Esses números são uma amostra do peso das telecomunicações no caixa do governo.
E não há nenhum sinal de que o Tesouro Nacional pretende recuar na expectativa
de arrecadar grandes quantias também em 2014. Mas, apesar de a sanha
arrecadadora ser suscetível a críticas, a tentativa do Tesouro de recuperar o
antigo modelo de leilões no setor não pode ser ignorada. Está na hora de
discutir se o modelo de metas em troca da redução do preço dos lances realmente
está trazendo benefícios para o país. Até porque a Anatel tem ficado cada vez
mais audaciosa na elaboração dessas metas.
A mesma matéria da Folha traz uma informação alarmante. Segundo o jornal, o
comprador do maior lote deste futuro leilão ganharia de "brinde" o direito de
cobrar valores diferenciados dos clientes baseado no tipo de serviço buscado na
Internet. Clientes do Netflix, por exemplo, poderiam ter um tratamento
diferenciado dos demais usuários nos serviços de alta definição. Na prática, a
companhia vencedora poderia cobrar mais de quem for acessar serviços mais
pesados, jogando por terra a possibilidade de o Brasil exigir a aplicação do
princípio da neutralidade de redes. Este princípio proíbe justamente esse tipo
de diferenciação no acesso à web.
O ministro Paulo Bernardo negou que o tal "brinde" esteja no edital em
elaboração pela Anatel.

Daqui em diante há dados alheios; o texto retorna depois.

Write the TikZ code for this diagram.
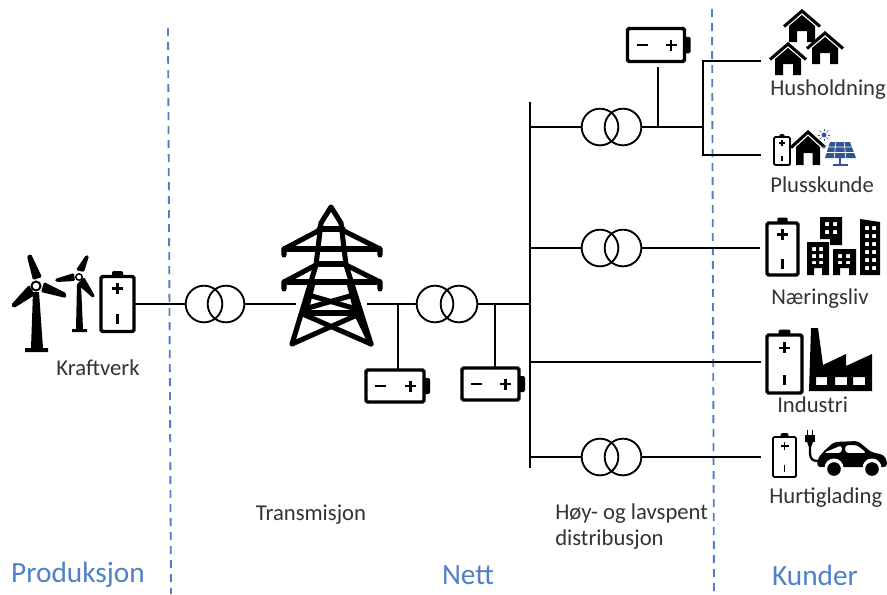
\documentclass[tikz,border=0pt]{standalone}
\usepackage{fontspec}
\setmainfont{Carlito}
\definecolor{divblue}{HTML}{5080C8}
\definecolor{labgray}{HTML}{333333}
\definecolor{panelblue}{HTML}{2F5597}
\tikzset{
  x=0.75pt,y=-0.75pt,
  wire/.style={line width=2.1pt,black},
  divider/.style={line width=1.4pt,divblue,dash pattern=on 6pt off 4.5pt},
  trafo/.style={circle,draw,line width=1.4pt,minimum size=27.5pt,inner sep=0pt,outer sep=0pt},
  battbody/.style={rectangle,draw,line width=2.6pt,rounded corners=1.2pt,inner sep=0pt,outer sep=0pt},
  thinbatt/.style={rectangle,draw,line width=1.4pt,rounded corners=1pt,inner sep=0pt,outer sep=0pt},
  lab/.style={text=labgray,font=\fontsize{17pt}{20pt}\selectfont,inner sep=0pt},
  head/.style={text=divblue,font=\fontsize{22pt}{26pt}\selectfont,inner sep=0pt},
  sign/.style={line width=2.1pt,black},
  tw/.style={line width=3.8pt,black,line join=round,line cap=round},
}
% horizontal battery: name, cx, cy, w, h
\newcommand{\hbatt}[5]{%
  \node[battbody,minimum width=#4*0.75pt,minimum height=#5*0.75pt] (#1) at (#2,#3) {};
  \fill[rounded corners=1pt] ($(#2,#3)+(#4/2,-#5/4)$) rectangle ($(#2,#3)+(#4/2+6,#5/4)$);
  \draw[sign] ($(#2,#3)+(-#4/2+9,0)$) -- ($(#2,#3)+(-#4/2+20,0)$);
  \draw[sign] ($(#2,#3)+(#4/2-19,0)$) -- ($(#2,#3)+(#4/2-8,0)$);
  \draw[sign] ($(#2,#3)+(#4/2-13.5,-5.5)$) -- ($(#2,#3)+(#4/2-13.5,5.5)$);
}
% vertical battery: name, cx, cy, w, h, style, sign size
\newcommand{\vbatt}[7]{%
  \node[#6,minimum width=#4*0.75pt,minimum height=#5*0.75pt] (#1) at (#2,#3) {};
  \fill[rounded corners=1pt] ($(#2,#3)+(-#4/6,-#5/2-#7)$) rectangle ($(#2,#3)+(#4/6,-#5/2)$);
  \draw[line width=#7*0.36pt] ($(#2,#3)+(-#7,-#5/4-#7*0.3)$) -- ($(#2,#3)+(#7,-#5/4-#7*0.3)$);
  \draw[line width=#7*0.36pt] ($(#2,#3)+(0,-#5/4-#7*1.3)$) -- ($(#2,#3)+(0,-#5/4+#7*0.7)$);
  \draw[line width=#7*0.36pt] ($(#2,#3)+(0,#5/4-#7*0.6)$) -- ($(#2,#3)+(0,#5/4+#7*1.2)$);
}
% house: apex x, apex y
\newcommand{\house}[2]{%
  \begin{scope}[shift={(#1,#2)}]
    \draw[line width=2.3pt,line join=miter] (-18,15.5) -- (0,0) -- (18,15.5);
    \fill (-13,15) -- (0,4) -- (13,15) -- (13,31) -- (5,31) -- (5,20) -- (-5,20) -- (-5,31) -- (-13,31) -- cycle;
  \end{scope}
}
\usetikzlibrary{calc}
\begin{document}
\begin{tikzpicture}
\useasboundingbox (0,0) rectangle (887,594);
\fill[white] (0,0) rectangle (887,594);

% dividers
\coordinate (d1t) at (168,28); \coordinate (d1b) at (171,594);
\coordinate (d2t) at (712,9);  \coordinate (d2b) at (714,594);
\draw[divider] (d1t) -- (d1b);
\draw[divider] (d2t) -- (d2b);

% transformers
\foreach \n/\xa/\xb/\y in {t1/204/226/304,t2/435/459/304,t3/600/623/127,t4/600/623/248,t5/600/623/457}{
  \node[trafo] (\n a) at (\xa,\y) {};
  \node[trafo] (\n b) at (\xb,\y) {};
}

% batteries
\vbatt{bK}{117.5}{304}{33}{55}{battbody}{5.5}
\hbatt{b1}{395}{386}{58}{32}
\hbatt{b2}{490.5}{384}{57}{32}
\hbatt{b3}{656}{45}{57}{33}
\vbatt{bN}{782.5}{249}{31}{52}{battbody}{5.5}
\vbatt{bI}{784.5}{364}{35}{58}{battbody}{5.5}
\vbatt{bH}{784.5}{457}{23}{40}{thinbatt}{4}
\vbatt{bP}{782}{151}{16}{28}{thinbatt}{2.8}

% bus and junctions
\coordinate (busT) at (530,102); \coordinate (busB) at (530,468);
\coordinate (j304) at (530,304); \coordinate (j127) at (530,127);
\coordinate (j248) at (530,248); \coordinate (j362) at (530,362);
\coordinate (j457) at (530,457);
\coordinate (tL) at (296,304); \coordinate (tR) at (367,304);
\coordinate (s1) at (398,304); \coordinate (s2) at (495,304);
\coordinate (s3) at (658,127); \coordinate (fork) at (703,127);
\coordinate (forkT) at (703,61); \coordinate (forkB) at (703,155);
\coordinate (cH) at (761,61); \coordinate (cP) at (761,155);
\coordinate (cN) at (760,248); \coordinate (cI) at (761,362); \coordinate (cQ) at (761,457);

\draw[wire] (busT) -- (busB);
\draw[wire] (bK.east) -- (t1a.west);
\draw[wire] (t1b.east) -- (tL);
\draw[wire] (tR) -- (t2a.west);
\draw[wire] (t2b.east) -- (j304);
\draw[wire] (s1) -- (s1 |- b1.north);
\draw[wire] (s2) -- (s2 |- b2.north);
\draw[wire] (j127) -- (t3a.west);
\draw[wire] (t3b.east) -- (fork);
\draw[wire] (s3) -- (s3 |- 0,67);
\draw[wire] (cH) -- (forkT) -- (forkB) -- (cP);
\draw[wire] (j248) -- (t4a.west);
\draw[wire] (t4b.east) -- (cN);
\draw[wire] (j362) -- (cI);
\draw[wire] (j457) -- (t5a.west);
\draw[wire] (t5b.east) -- (cQ);

% tower
\draw[tw] (292,344) -- (316,265) -- (321,223) -- (331,207) -- (341,223) -- (346,265) -- (371,344) -- (357,315) -- (292,344);
\draw[tw] (371,344) -- (305,315);
\draw[tw] (305,313) -- (357,313);
\draw[tw] (312,296) -- (353,308);
\draw[tw] (350,296) -- (308,308);
\draw[tw] (319,229) -- (343,229);
\draw[tw] (284,255) -- (284,249) -- (318,231);
\draw[tw] (380,255) -- (380,249) -- (344,231);
\draw[tw] (284,249) -- (380,249);
\draw[tw] (316,264) -- (346,264);
\draw[tw] (284,289) -- (284,282) -- (316,265);
\draw[tw] (380,289) -- (380,282) -- (346,265);
\draw[tw] (284,282) -- (380,282);
\draw[tw] (313,283) -- (305,315);
\draw[tw] (349,283) -- (357,315);

% wind turbines
\fill (25,352) -- (25,348) -- (31,348) -- (33,292) -- (39,292) -- (43,348) -- (48,348) -- (48,352) -- cycle;
\fill[rounded corners=1pt] (27,256) -- (31,254) -- (42,277) -- (33,280) -- cycle;
\fill[rounded corners=1pt] (44,282) -- (66,293) -- (66,298) -- (41,292) -- cycle;
\fill[rounded corners=1pt] (29,285) -- (35,295) -- (14,308) -- (11,305) -- cycle;
\draw[line width=1.5pt,fill=white] (36,286) circle (4.5);
\fill (72,332) -- (72,329) -- (76,329) -- (77,284) -- (81,284) -- (83,329) -- (87,329) -- (87,332) -- cycle;
\fill[rounded corners=1pt] (86,255) -- (89,256) -- (84,272) -- (76,270) -- cycle;
\fill[rounded corners=1pt] (74,273) -- (75,281) -- (56,282) -- (55,279) -- cycle;
\fill[rounded corners=1pt] (84,277) -- (95,296) -- (93,298) -- (77,284) -- cycle;
\draw[line width=1.1pt,fill=white] (79,277) circle (3.2);

% houses
\house{802}{11}
\house{788}{44}
\house{825}{33}
\begin{scope}[shift={(808,132)}]
  \draw[line width=2.3pt] (-17,15.5) -- (0,0) -- (17,15.5);
  \fill (-12,15) -- (0,4) -- (12,15) -- (12,33) -- (4.5,33) -- (4.5,21) -- (-4.5,21) -- (-4.5,33) -- (-12,33) -- cycle;
\end{scope}

% solar panel and sun
\fill[panelblue] (830,142) -- (850,142) -- (856,158) -- (825,158) -- cycle;
\draw[white,line width=0.5pt] (823,147) -- (856,147) (823,152.5) -- (856,152.5) (836,141) -- (834,159) (844,141) -- (846,159);
\draw[panelblue,line width=1pt] (840,158) -- (840,164) (833,165) -- (848,165);
\fill[panelblue] (824,135) circle (2.4);
\foreach \a in {0,45,...,315}{\draw[panelblue,line width=0.5pt] (824,135) ++(\a:3.6) -- ++(\a:2.6);}

% buildings
\fill[even odd rule] (807,275) -- (807,242) -- (829,242) -- (829,275) -- (822,275) -- (822,268) -- (814,268) -- (814,275) -- cycle
  (812,247) rectangle (816,251) (819,247) rectangle (823,251)
  (812,254) rectangle (816,258) (819,254) rectangle (823,258)
  (812,261) rectangle (816,264) (819,261) rectangle (823,264);
\fill[even odd rule] (820,217) -- (842,217) -- (842,245) -- (830,245) -- (830,239) -- (820,239) -- cycle
  (825,222) rectangle (829,226) (833,222) rectangle (837,226)
  (825,230) rectangle (829,234) (833,230) rectangle (837,234);
\fill[even odd rule] (833,275) -- (833,249) -- (856,249) -- (856,275) -- (849,275) -- (849,268) -- (840,268) -- (840,275) -- cycle
  (838,254) rectangle (842,258) (846,254) rectangle (850,258)
  (838,261) rectangle (842,264) (846,261) rectangle (850,264);
\fill[even odd rule] (860,275) -- (860,219) -- (880,222) -- (880,275) -- cycle
  (865,226) rectangle (869,230) (872,226) rectangle (876,230)
  (865,234) rectangle (869,238) (872,234) rectangle (876,238)
  (865,242) rectangle (869,246) (872,242) rectangle (876,246)
  (865,250) rectangle (869,254) (872,250) rectangle (876,254)
  (865,258) rectangle (869,262) (872,258) rectangle (876,262)
  (865,266) rectangle (869,270) (872,266) rectangle (876,270);

% factory
\fill[even odd rule] (809,391) -- (811,328) -- (818,328) -- (823,365) -- (846,354) -- (846,366) -- (872,354) -- (872,391) -- cycle
  (816,377) rectangle (827,385) (835,377) rectangle (847,385) (853,377) rectangle (865,385);

% charger plug and car
\draw[line width=1.7pt,line join=round] (810,440) -- (810,452) .. controls (810,460) and (813,461) .. (819,461);
\fill (805,435) rectangle (815,442);
\fill (807,442) -- (813,442) -- (811,447) -- (809,447) -- cycle;
\draw[line width=1.2pt] (807.5,430) -- (807.5,437) (812.5,430) -- (812.5,437);
\fill[rounded corners=2.5pt,even odd rule] (817,467) -- (818,458) -- (824,451) -- (834,442) -- (858,441) -- (871,452) -- (884,455) -- (887,461) -- (887,467) -- cycle
  (823,453) -- (842,445) -- (842,453) -- cycle
  (845,445) -- (857,445) -- (867,453) -- (845,453) -- cycle;
\fill[white] (834,468) circle (9.5) (872,468) circle (9.5);
\fill (834,469) circle (6.8) (872,469) circle (6.8);

% labels
\node[lab] (lK) at (98,368) {Kraftverk};
\node[lab] (lT) at (311,515) {Transmisjon};
\node[lab,anchor=west] (lD1) at (555,514) {Høy- og lavspent};
\node[lab,anchor=west] (lD2) at (555,540) {distribusjon};
\node[lab,anchor=west] (lHu) at (770,90) {Husholdning};
\node[lab,anchor=west] (lP) at (770,185) {Plusskunde};
\node[lab,anchor=west] (lN) at (771,299) {Næringsliv};
\node[lab,anchor=west] (lI) at (777,405) {Industri};
\node[lab,anchor=west] (lQ) at (769,498) {Hurtiglading};
\node[head] (hP) at (78,575) {Produksjon};
\node[head] (hN) at (468,575) {Nett};
\node[head] (hK) at (815,575) {Kunder};
\end{tikzpicture}
\end{document}
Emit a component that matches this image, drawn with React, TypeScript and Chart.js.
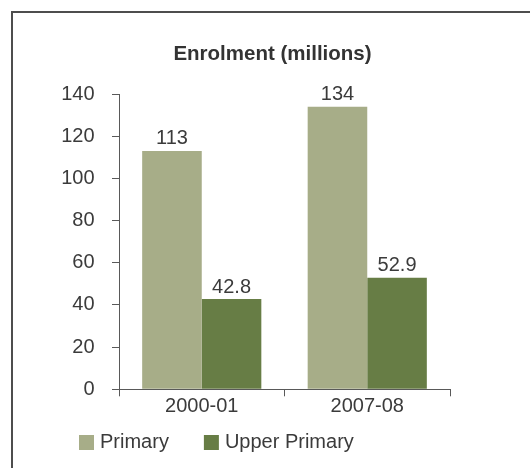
import React, { useEffect, useRef } from "react";
import { Chart, registerables } from "chart.js";

Chart.register(...registerables);

const categories = ["2000-01", "2007-08"];
const seriesNames = ["Primary", "Upper Primary"];
const primaryValues = [113, 134];
const upperPrimaryValues = [42.8, 52.9];
const yMin = 0;
const yMax = 140;
const yStep = 20;
const titleText = "Enrolment (millions)";

const FONT = "'Liberation Sans', Arial, Helvetica, sans-serif";
const TEXT = "#3b3b3b";
const AXIS = "#595959";
const COLORS = ["#A7AD88", "#677D45"];

const valueLabels = {
  id: "valueLabels",
  afterDatasetsDraw(chart: any) {
    const ctx = chart.ctx;
    ctx.save();
    ctx.font = `20px ${FONT}`;
    ctx.fillStyle = TEXT;
    ctx.textAlign = "center";
    ctx.textBaseline = "middle";
    chart.data.datasets.forEach((ds: any, i: number) => {
      const meta = chart.getDatasetMeta(i);
      meta.data.forEach((bar: any, j: number) => {
        ctx.fillText(String(ds.data[j]), bar.x, bar.y - 12);
      });
    });
    ctx.restore();
  },
};

const bottomLegend = {
  id: "bottomLegend",
  afterDraw(chart: any) {
    const ctx = chart.ctx;
    ctx.save();
    ctx.font = `20px ${FONT}`;
    ctx.textBaseline = "middle";
    ctx.textAlign = "left";
    let x = 79;
    const boxTop = 435;
    const box = 15;
    const cy = boxTop + box / 2;
    chart.data.datasets.forEach((ds: any) => {
      ctx.fillStyle = ds.backgroundColor;
      ctx.fillRect(x, boxTop, box, box);
      ctx.fillStyle = TEXT;
      ctx.fillText(ds.label, x + box + 6, cy);
      x += box + 6 + ctx.measureText(ds.label).width + 35;
    });
    ctx.restore();
  },
};

export default function App() {
  const ref = useRef<HTMLCanvasElement | null>(null);

  useEffect(() => {
    if (!ref.current) return;
    const chart = new Chart(ref.current, {
      type: "bar",
      data: {
        labels: categories,
        datasets: [
          {
            label: seriesNames[0],
            data: primaryValues,
            backgroundColor: COLORS[0],
            categoryPercentage: 0.72,
            barPercentage: 1,
          },
          {
            label: seriesNames[1],
            data: upperPrimaryValues,
            backgroundColor: COLORS[1],
            categoryPercentage: 0.72,
            barPercentage: 1,
          },
        ],
      },
      options: {
        responsive: false,
        animation: false,
        layout: { padding: { left: 50, right: 35, top: 0, bottom: 51.7 } },
        plugins: {
          legend: { display: false },
          tooltip: { enabled: false },
          title: {
            display: true,
            text: titleText,
            color: "#333333",
            font: { family: FONT, size: 20.5, weight: "bold", lineHeight: 1.2 },
            padding: { top: 42.2, bottom: 27.2 },
          },
        },
        scales: {
          x: {
            grid: {
              drawOnChartArea: false,
              drawTicks: true,
              tickLength: 7,
              color: AXIS,
              offset: true,
            },
            border: { display: true, color: AXIS, width: 1 },
            ticks: {
              color: TEXT,
              padding: 0,
              font: { family: FONT, size: 20, lineHeight: 1 },
            },
          },
          y: {
            min: yMin,
            max: yMax,
            afterFit: (scale: any) => {
              scale.width = 69;
            },
            grid: {
              drawOnChartArea: false,
              drawTicks: true,
              tickLength: 7,
              color: AXIS,
            },
            border: { display: true, color: AXIS, width: 1 },
            ticks: {
              stepSize: yStep,
              color: TEXT,
              padding: 17.5,
              font: { family: FONT, size: 20 },
            },
          },
          yRight: {
            type: "linear",
            position: "right",
            display: true,
            afterFit: (scale: any) => {
              scale.width = 45;
            },
            grid: { display: false, drawTicks: false },
            border: { display: false },
            ticks: { display: false },
          },
        },
      },
      plugins: [valueLabels, bottomLegend],
    });
    return () => chart.destroy();
  }, []);

  return (
    <div style={{ position: "fixed", left: 0, top: 0, width: 530, height: 468, background: "#fff" }}>
      <div
        style={{
          position: "absolute",
          left: 11,
          top: 11,
          width: 540,
          height: 480,
          borderLeft: "2px solid #4d4d4d",
          borderTop: "2px solid #4d4d4d",
        }}
      />
      <canvas ref={ref} width={530} height={468} style={{ position: "absolute", left: 0, top: 0 }} />
    </div>
  );
}
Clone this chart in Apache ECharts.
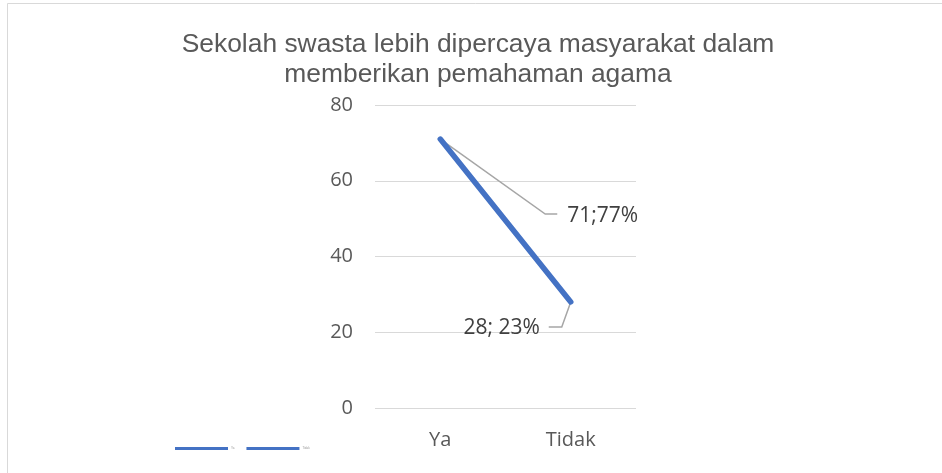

Segundo Bernardo, tudo não passaria de especulação. Mas,
supondo que a agência reguladora tenha mesmo cogitado esta hipótese, a briga com
o Tesouro Nacional pode acabar minando a intenção de premiar os vencedores com
um passe livre contra a neutralidade. Ao mirar em uma arrecadação maior, o
Tesouro pode ter salvado os clientes de um golpe ainda maior.